Your objective => Separate out the lines that hold "matplotlib".

Dataset extract =>
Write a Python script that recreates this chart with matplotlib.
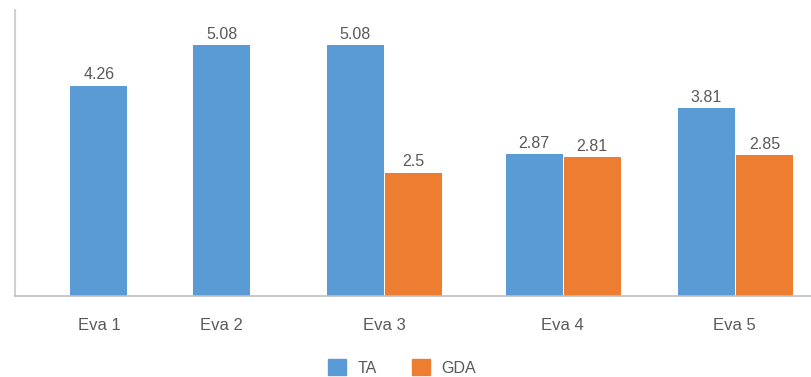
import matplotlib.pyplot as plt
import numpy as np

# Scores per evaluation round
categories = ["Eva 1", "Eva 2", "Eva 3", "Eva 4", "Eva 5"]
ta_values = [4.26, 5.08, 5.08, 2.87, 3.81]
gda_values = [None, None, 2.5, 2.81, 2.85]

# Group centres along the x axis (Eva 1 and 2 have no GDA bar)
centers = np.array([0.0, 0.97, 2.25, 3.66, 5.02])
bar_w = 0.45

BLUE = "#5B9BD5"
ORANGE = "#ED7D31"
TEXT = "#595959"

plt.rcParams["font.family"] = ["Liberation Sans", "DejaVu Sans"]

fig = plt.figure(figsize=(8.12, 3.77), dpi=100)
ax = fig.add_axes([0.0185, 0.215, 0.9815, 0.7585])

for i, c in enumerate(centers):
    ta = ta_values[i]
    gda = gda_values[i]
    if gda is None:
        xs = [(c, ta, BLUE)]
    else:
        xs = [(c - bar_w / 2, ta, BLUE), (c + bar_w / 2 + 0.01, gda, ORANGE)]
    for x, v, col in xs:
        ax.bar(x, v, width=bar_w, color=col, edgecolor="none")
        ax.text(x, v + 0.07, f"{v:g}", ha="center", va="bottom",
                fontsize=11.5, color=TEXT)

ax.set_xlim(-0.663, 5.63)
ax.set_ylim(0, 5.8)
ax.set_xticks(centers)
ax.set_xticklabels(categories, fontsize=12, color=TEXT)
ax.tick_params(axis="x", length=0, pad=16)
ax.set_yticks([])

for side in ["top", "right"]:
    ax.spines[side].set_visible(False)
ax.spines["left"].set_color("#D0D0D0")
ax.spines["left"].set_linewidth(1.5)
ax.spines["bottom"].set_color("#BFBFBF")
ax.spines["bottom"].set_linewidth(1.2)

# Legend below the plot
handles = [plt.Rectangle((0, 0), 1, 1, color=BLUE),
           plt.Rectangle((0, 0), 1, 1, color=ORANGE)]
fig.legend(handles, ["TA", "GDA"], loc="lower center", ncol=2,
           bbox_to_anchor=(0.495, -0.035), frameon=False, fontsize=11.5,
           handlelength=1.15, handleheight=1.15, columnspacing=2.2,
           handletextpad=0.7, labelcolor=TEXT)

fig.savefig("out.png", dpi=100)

Written response =>
Write a Python script that recreates this chart with matplotlib.
import matplotlib.pyplot as plt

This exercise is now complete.